### Task instructions:
In the material below, identify each line bearing the word "this". Reproduce those lines.

### Dataset extract:
* * *
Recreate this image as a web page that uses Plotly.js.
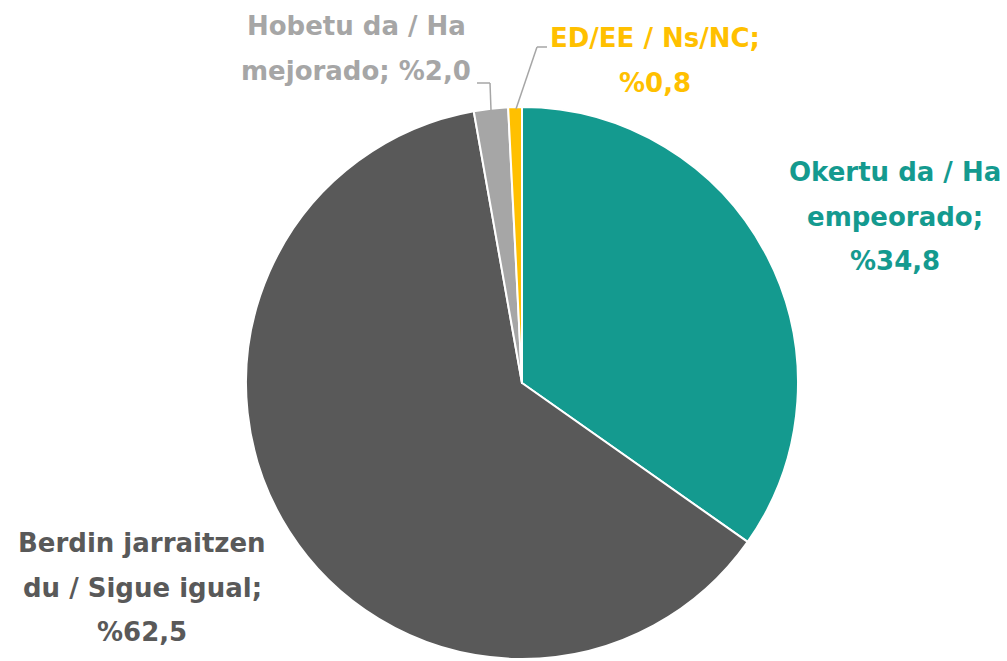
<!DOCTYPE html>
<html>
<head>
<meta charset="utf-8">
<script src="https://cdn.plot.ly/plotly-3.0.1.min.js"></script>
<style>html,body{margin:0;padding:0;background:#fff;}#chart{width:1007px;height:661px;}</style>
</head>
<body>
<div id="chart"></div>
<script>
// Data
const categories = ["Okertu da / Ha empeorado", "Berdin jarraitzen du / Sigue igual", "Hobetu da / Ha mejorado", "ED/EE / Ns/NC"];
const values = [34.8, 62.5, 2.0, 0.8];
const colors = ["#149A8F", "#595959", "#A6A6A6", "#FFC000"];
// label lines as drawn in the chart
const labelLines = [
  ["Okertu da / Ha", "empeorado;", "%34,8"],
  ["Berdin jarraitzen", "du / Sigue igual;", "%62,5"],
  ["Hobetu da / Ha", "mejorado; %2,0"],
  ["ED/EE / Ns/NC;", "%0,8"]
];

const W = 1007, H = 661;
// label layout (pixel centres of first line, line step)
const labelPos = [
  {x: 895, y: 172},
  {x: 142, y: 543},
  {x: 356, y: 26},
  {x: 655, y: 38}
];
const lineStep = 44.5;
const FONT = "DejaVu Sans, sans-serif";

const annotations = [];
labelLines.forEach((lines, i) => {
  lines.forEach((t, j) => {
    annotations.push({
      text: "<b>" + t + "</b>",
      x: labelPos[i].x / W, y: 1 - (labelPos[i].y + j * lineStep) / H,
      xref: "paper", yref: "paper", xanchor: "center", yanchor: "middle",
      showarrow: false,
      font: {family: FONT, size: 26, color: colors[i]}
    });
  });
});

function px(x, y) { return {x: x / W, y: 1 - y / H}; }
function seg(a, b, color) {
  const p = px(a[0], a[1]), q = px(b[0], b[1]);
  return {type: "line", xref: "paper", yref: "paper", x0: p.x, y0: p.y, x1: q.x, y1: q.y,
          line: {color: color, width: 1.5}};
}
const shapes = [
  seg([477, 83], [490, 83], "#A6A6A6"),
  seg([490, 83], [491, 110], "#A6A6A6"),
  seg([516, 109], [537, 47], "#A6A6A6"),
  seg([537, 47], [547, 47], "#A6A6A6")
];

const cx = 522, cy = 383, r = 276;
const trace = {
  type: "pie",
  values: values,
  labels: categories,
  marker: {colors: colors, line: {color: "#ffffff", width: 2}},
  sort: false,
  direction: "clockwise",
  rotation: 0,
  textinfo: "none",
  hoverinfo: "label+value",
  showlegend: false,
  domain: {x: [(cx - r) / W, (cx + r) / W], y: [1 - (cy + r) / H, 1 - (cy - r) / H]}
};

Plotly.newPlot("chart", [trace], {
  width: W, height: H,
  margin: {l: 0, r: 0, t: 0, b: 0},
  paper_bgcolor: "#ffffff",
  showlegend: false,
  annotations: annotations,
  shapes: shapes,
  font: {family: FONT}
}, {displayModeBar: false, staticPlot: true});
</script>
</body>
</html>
* * *
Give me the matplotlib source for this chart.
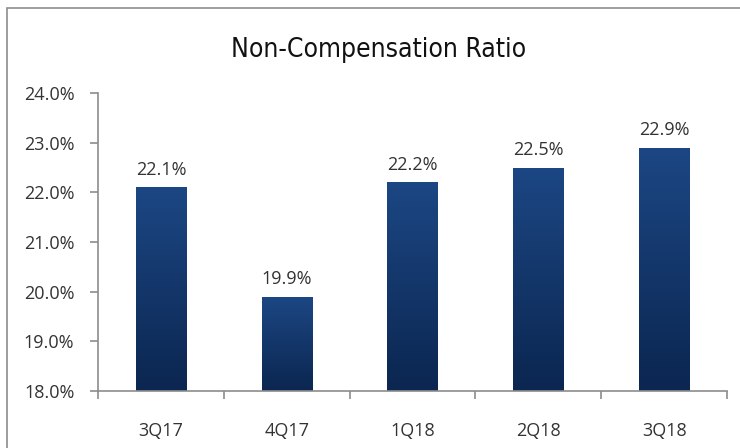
* * *
### Result below:
Recreate this image as a web page that uses Plotly.js.
Give me the matplotlib source for this chart.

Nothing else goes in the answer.